— start of RAW DATA —

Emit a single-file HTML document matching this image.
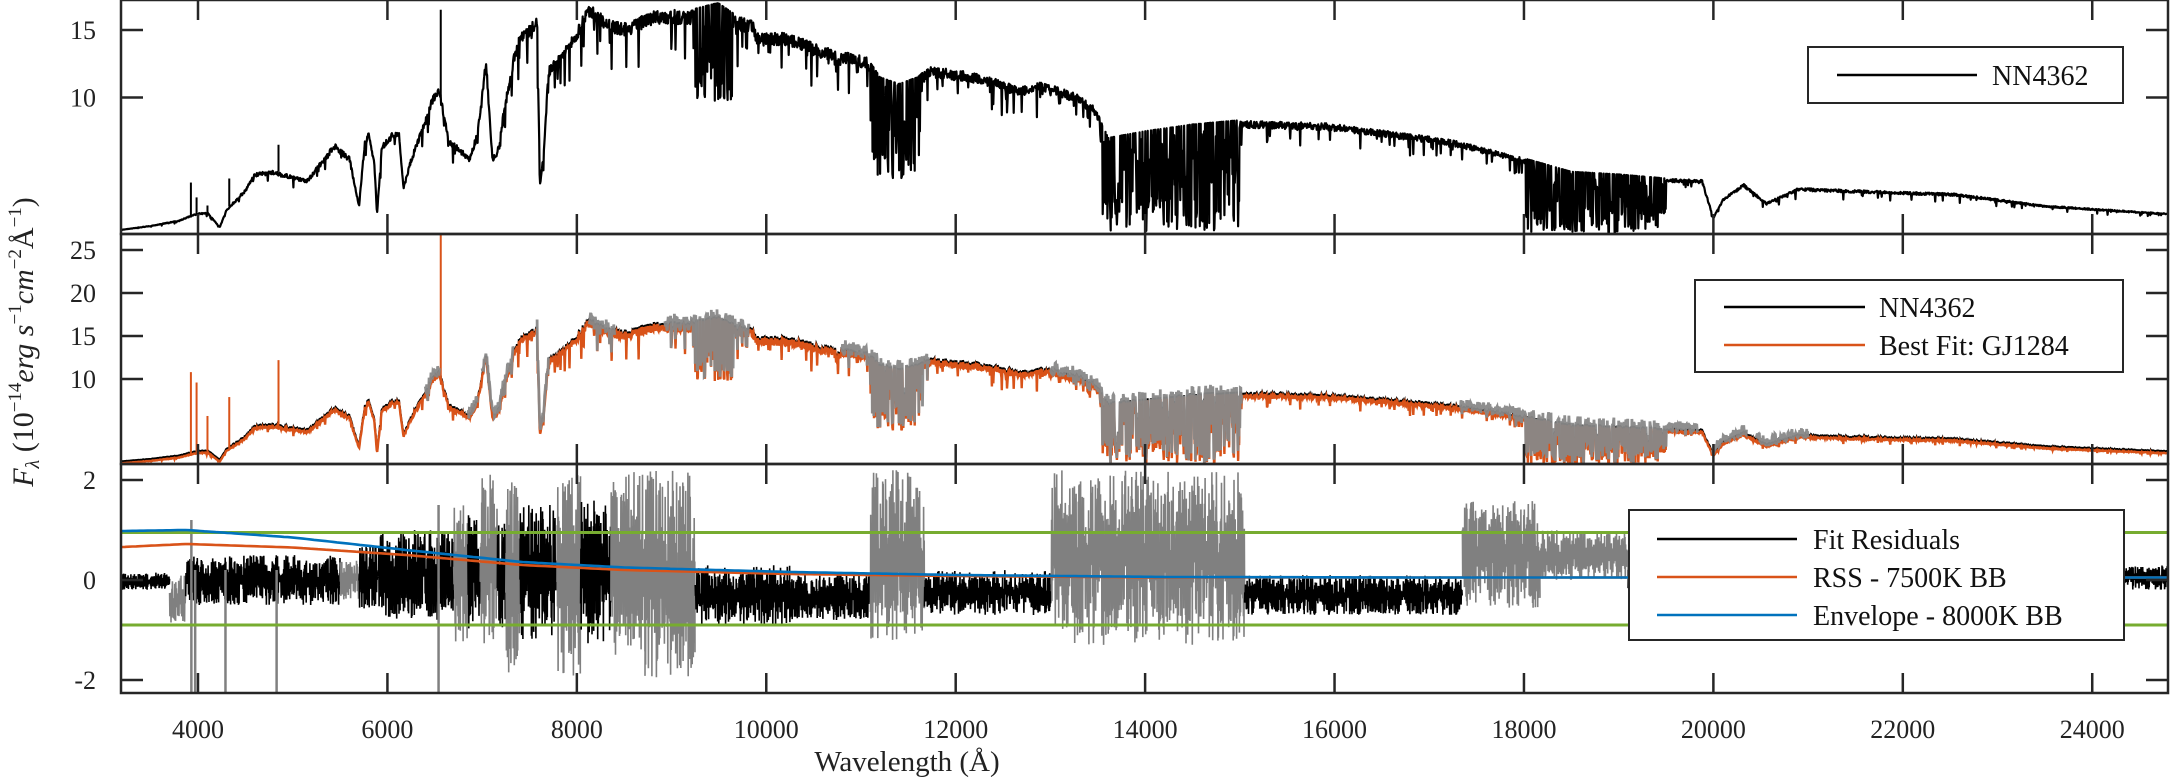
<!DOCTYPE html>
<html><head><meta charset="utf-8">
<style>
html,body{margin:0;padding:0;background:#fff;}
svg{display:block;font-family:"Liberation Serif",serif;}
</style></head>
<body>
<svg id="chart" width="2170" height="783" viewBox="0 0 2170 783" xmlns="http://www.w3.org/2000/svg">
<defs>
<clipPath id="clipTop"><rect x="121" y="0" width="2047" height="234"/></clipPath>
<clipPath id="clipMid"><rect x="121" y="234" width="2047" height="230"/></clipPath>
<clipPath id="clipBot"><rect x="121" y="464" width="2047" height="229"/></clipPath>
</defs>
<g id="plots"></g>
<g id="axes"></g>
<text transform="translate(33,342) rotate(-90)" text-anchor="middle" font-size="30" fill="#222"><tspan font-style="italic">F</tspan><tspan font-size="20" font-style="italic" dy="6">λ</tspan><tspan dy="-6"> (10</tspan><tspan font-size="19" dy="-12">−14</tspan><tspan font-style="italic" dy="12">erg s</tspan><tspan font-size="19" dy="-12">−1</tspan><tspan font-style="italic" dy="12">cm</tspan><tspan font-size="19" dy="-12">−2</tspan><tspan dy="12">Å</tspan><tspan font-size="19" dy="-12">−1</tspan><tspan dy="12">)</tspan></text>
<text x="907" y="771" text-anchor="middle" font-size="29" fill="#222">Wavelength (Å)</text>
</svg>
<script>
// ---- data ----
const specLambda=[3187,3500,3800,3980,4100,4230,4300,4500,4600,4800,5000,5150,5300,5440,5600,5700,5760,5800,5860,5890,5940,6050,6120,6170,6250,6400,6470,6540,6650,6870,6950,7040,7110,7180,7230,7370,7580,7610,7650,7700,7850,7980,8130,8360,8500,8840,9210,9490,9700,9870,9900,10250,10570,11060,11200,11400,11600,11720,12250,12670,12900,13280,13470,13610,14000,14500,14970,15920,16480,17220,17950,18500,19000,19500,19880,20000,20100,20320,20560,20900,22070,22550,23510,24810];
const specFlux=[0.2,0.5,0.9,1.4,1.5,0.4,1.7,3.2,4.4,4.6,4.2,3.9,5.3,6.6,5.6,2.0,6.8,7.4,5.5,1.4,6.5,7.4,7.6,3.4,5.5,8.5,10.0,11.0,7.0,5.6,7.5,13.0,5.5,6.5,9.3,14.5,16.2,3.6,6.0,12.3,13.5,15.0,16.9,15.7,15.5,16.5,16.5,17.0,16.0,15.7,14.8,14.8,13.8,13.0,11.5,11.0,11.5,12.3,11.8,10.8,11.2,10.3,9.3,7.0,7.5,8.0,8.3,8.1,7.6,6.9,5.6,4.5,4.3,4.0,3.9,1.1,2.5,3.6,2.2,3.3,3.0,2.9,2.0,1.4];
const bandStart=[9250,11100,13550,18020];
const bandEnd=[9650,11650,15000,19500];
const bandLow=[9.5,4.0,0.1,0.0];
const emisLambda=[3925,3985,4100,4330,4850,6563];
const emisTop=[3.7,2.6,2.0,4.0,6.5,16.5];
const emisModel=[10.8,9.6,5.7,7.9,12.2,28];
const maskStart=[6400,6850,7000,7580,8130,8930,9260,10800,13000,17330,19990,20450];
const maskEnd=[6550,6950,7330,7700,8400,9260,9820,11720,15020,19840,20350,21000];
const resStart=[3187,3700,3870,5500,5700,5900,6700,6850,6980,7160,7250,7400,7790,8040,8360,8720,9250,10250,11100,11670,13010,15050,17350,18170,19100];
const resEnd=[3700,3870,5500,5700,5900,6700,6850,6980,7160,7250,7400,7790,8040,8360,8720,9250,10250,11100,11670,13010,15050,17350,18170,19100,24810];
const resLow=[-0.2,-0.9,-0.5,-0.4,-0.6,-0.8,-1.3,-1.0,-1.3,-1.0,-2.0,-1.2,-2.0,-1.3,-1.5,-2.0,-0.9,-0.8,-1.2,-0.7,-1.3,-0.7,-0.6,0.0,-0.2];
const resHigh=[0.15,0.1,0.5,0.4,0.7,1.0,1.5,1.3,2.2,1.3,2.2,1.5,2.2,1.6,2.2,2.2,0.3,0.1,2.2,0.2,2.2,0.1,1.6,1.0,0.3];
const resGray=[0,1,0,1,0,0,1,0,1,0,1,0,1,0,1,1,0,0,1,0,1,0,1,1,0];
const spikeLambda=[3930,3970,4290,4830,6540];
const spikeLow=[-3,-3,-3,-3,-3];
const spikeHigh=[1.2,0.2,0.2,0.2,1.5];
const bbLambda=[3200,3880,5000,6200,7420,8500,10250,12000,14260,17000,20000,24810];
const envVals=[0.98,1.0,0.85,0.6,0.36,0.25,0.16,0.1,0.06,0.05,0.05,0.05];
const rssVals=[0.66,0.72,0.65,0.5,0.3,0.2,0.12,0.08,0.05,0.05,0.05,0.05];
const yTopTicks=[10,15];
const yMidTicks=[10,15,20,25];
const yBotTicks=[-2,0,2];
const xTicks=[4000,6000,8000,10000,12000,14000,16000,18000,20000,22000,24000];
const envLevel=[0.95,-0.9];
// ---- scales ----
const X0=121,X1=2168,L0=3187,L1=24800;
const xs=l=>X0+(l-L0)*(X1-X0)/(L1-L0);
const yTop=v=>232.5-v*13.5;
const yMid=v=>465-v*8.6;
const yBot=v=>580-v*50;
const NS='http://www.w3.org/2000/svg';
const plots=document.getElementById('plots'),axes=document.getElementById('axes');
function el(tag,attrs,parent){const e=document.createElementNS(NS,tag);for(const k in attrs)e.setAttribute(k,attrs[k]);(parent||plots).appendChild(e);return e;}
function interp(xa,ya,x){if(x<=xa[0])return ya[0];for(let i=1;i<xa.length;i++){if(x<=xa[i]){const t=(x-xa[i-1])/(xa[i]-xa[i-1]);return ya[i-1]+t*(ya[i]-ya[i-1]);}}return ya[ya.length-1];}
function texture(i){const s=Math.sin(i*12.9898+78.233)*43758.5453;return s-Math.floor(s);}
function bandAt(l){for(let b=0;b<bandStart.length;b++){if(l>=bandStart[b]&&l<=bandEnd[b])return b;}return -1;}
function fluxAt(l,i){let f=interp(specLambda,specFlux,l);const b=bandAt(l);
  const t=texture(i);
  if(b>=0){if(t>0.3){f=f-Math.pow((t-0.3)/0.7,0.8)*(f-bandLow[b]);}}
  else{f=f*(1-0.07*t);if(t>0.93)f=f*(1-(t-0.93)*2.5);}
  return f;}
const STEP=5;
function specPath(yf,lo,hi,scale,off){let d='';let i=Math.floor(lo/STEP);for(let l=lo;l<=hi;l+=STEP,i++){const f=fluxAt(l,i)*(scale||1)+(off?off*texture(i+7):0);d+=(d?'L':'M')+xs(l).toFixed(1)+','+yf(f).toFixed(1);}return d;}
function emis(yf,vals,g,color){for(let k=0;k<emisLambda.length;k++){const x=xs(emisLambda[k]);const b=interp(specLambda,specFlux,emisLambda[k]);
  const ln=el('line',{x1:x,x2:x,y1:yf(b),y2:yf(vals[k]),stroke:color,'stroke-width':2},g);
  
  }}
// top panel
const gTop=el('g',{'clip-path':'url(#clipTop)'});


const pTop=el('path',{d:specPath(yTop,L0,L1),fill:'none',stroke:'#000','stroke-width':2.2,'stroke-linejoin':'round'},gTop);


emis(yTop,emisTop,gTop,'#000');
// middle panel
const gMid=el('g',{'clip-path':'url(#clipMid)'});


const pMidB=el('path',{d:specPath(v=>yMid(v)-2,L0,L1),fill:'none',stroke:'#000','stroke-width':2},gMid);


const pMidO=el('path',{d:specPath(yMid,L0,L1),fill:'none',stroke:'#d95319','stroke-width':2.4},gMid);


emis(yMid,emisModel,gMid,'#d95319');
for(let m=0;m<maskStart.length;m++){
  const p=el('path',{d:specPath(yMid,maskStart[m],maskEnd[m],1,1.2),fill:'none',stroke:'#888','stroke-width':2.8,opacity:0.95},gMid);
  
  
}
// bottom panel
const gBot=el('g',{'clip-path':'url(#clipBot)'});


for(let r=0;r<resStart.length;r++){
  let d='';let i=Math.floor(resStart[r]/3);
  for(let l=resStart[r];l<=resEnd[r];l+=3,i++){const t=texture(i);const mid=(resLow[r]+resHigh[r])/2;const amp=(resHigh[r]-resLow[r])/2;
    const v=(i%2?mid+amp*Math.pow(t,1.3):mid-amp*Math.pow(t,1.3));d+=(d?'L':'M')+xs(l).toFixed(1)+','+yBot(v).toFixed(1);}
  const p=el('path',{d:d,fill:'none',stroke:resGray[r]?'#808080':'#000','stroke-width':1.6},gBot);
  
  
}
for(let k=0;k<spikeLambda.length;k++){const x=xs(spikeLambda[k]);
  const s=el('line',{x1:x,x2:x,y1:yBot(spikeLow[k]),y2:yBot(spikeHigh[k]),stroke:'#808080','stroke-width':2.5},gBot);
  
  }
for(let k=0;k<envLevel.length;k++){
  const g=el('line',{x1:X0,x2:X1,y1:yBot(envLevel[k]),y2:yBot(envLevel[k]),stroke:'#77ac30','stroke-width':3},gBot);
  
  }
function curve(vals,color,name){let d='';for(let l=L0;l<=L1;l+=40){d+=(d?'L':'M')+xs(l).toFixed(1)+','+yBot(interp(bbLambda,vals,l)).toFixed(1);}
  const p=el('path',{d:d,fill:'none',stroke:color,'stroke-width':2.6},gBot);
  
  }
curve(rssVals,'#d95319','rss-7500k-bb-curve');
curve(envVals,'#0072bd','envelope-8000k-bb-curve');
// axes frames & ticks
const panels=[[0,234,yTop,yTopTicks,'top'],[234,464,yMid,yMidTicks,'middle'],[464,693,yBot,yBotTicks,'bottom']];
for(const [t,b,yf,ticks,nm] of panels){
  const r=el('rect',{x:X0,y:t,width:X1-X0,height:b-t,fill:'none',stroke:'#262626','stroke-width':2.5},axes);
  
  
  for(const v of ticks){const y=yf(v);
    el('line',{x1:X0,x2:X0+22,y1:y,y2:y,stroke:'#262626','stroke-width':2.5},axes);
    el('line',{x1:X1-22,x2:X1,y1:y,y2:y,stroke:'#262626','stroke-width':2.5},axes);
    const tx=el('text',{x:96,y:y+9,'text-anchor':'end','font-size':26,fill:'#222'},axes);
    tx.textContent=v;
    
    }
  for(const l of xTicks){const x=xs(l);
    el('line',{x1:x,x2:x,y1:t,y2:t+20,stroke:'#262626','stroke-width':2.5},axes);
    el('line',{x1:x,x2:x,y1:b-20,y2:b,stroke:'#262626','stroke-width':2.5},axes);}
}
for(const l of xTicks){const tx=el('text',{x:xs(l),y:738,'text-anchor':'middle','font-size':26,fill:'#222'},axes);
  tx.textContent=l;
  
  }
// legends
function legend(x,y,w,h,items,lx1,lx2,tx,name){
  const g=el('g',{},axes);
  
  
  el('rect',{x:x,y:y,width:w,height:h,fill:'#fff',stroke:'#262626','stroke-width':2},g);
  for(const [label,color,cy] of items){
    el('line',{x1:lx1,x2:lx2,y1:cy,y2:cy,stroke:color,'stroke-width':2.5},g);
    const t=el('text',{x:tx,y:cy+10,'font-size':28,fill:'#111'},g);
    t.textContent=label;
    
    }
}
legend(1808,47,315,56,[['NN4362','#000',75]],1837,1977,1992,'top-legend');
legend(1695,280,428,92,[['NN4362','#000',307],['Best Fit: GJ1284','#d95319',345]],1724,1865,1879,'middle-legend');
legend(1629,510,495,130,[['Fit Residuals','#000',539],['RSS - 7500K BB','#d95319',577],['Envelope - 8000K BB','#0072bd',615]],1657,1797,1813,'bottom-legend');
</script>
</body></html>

— end of RAW DATA —

> _WORK TO COMPLETE_
Where a line contains the string "document", extract that line.

> _RESULT FOR THIS TASK_
Emit a single-file HTML document matching this image.
const plots=document.getElementById('plots'),axes=document.getElementById('axes');
function el(tag,attrs,parent){const e=document.createElementNS(NS,tag);for(const k in attrs)e.setAttribute(k,attrs[k]);(parent||plots).appendChild(e);return e;}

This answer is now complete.